02:30pm - 04:00pm PT
Hall F
Screen: 13
POSTER

Presenter(s)

Elizabeth McKone, MD Headshot
Elizabeth McKone, MD - Mayo Clinic Rochester, Rochester, MN

E. L. McKone1, K. M. Frechette2, S. Armstrong3, M. R. Pringle3, N. Johnson4, A. J. Kehren3, L. M. Undahl3, M. Swain3, A. Goodrich3, P. J. Dizona5, V. Malkov1, D. J. Moseley3, N. N. Laack II1, and A. Mahajan1; 1Department of Radiation Oncology, Mayo Clinic, Rochester, MN, 2Department of Radiation Oncology, Mayo Clinic Rochester, Rochester, MN, 3Mayo Clinic, Rochester, MN, 4Mayo Clinic Rochester, Rochester, MN, 5Department of Clinical Trials and Biostatistics, Mayo Clinic, Rochester, MN

Purpose/Objective(s): Utilization of automatic segmentation technology during radiation treatment planning has led to increased efficiency and accuracy for organ at risk (OAR) delineation. However, it is unclear if adult trained autosegmentation models are accurate for pediatric OARs. Varying body and organ size and proportions over developmental stages pose unique challenges within this population. Our goal is to assess the feasibility and accuracy of previously adult trained autosegmentation models applied to a pediatric cohort.

Materials/Methods: Eight patients (4 male, 4 female) from each of three age groups (2.5–5.9, 6–13.9, and 14–20 years) with CNS primary malignancies and full-body axial imaging used for CSI planning were identified from our institutional database. Forty-five OARs were manually contoured (the gold standard) and auto-contoured using 5 commercially available and in-house artificial intelligence (AI) autosegmentation models for each patient scan. Comparisons were made between manual and auto-contours using quantitative surface dice similarity coefficient analysis on scans with a corrected 1 mm slice thickness for each patient, OAR, and model. Median surface dice scores of =0.8 were considered clinically acceptable. Performance across three age groups was assessed for each model and OAR with a Kruskall Wallis Rank Sum Test with p<0.05 considered significant.

Results: There were 60 discrete AI model and OAR combinations, with 11 OARs auto-contoured by more than one model. The remaining 34 OARs were contoured by a single model. Clinically acceptable surface dice scores were seen for 17/60 (28.3%) OAR/model pairs. Median surface dice scores among the entire cohort were <0.5 for 5 OARs: oral cavity, pancreas, thyroid, larynx, and spinal cord. Median surface dice scores of =0.9 were seen for 6 OARs: brain, left cochlea, bilateral lenses, mandible, and right lung.

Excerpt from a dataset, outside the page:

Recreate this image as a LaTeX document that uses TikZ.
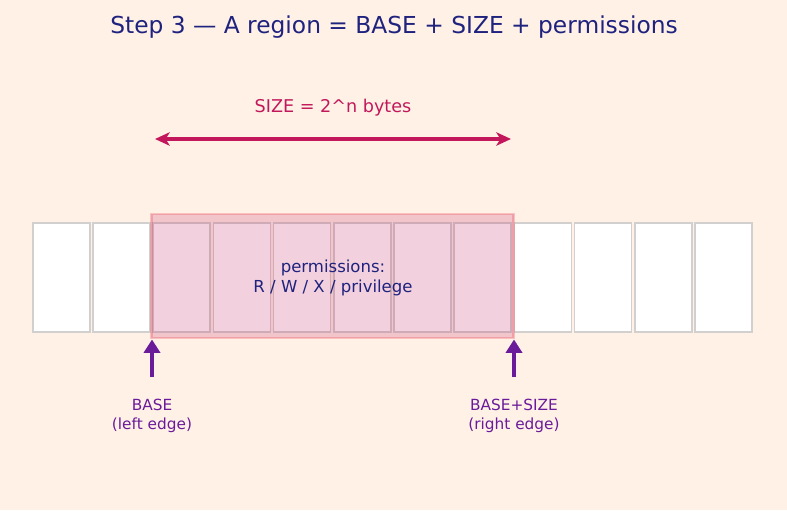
\documentclass[tikz,border=0pt]{standalone}
\usepackage{fontspec}
\setmainfont{DejaVu Sans}
\usetikzlibrary{arrows.meta}

\definecolor{bgcream}{HTML}{FFF1E6}
\definecolor{navy}{HTML}{1F237E}
\definecolor{crimson}{HTML}{C2185B}
\definecolor{grape}{HTML}{6A1B9A}
\definecolor{cellgray}{HTML}{D2D0CE}

\begin{document}
\begin{tikzpicture}[x=0.75pt,y=-0.75pt,
  cell/.style={draw=cellgray,fill=white,line width=1.2pt,anchor=north west,
    minimum width=42.75pt,minimum height=81.75pt,inner sep=0pt},
  region/.style={fill=crimson,fill opacity=0.2,draw=red!60!crimson,draw opacity=0.2,
    line width=2.2pt,text opacity=1,text=navy,align=center,
    minimum width=272pt,minimum height=93pt,inner sep=0pt,
    font=\fontsize{12.4}{15}\selectfont},
  sizearrow/.style={crimson,line width=2.8pt,
    {Stealth[length=11pt,width=10pt,inset=3pt]}-{Stealth[length=11pt,width=10pt,inset=3pt]}},
  edgearrow/.style={grape,line width=2.8pt,-{Triangle[length=10pt,width=12pt]}},
  edgelabel/.style={grape,align=center,font=\fontsize{11.5}{14}\selectfont}]
  \useasboundingbox[fill=bgcream] (0,0) rectangle (787,510);

  \node[navy,font=\fontsize{17.5}{21}\selectfont] (title) at (394,27) {Step 3 — A region = BASE + SIZE + permissions};

  % memory cells
  \foreach \i in {0,...,11}
    \node[cell] (c\i) at ({32+60.2*\i},222) {};

  % the region on top of the cells
  \node[region] (reg) at (332.5,276) {};
  \node[navy,align=center,font=\fontsize{12.4}{15}\selectfont] (perm) at (333,278) {permissions:\\R / W / X / privilege};

  % size of the region
  \node[crimson,font=\fontsize{13.2}{16}\selectfont] (sizelbl) at (333,108) {SIZE = 2\^{}n bytes};
  \coordinate (sl) at (155,139);
  \coordinate (sr) at (511,139);
  \draw[sizearrow] (sl) -- (sr);

  % both edges
  \node[edgelabel] (base) at (152,416) {BASE\\(left edge)};
  \node[edgelabel] (top) at (514,416) {BASE+SIZE\\(right edge)};
  \coordinate (b0) at (152,377);
  \coordinate (t0) at (514,377);
  \draw[edgearrow] (b0) -- (b0 |- reg.south);
  \draw[edgearrow] (t0) -- (t0 |- reg.south);
\end{tikzpicture}
\end{document}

Significant differences between age categories were seen across 11/60 (18.3%) discrete OAR/model pairs for larynx, left carotid artery, right kidney, bilateral lungs, bilateral femoral heads, and esophagus, with underperformance noted within the youngest age group and improvement in surface dice scores as patients approach adulthood among all except the right kidney

Conclusion: In a real-world analysis using adult trained autosegmentation models across a pediatric population, clinically acceptable OAR contours were only achieved in 28.3% instances, with the remainder likely requiring editing and/or manual re-contouring. Differences between age categories occurred in 18.3%, typically underperforming in the youngest age group of children <6 years old. This suggests limited utility in applying adult trained autosegmentation models in a pediatric population. Therefore, development of pediatric trained models and/or training of more robust models capable of performing in a broader range of age groups is needed.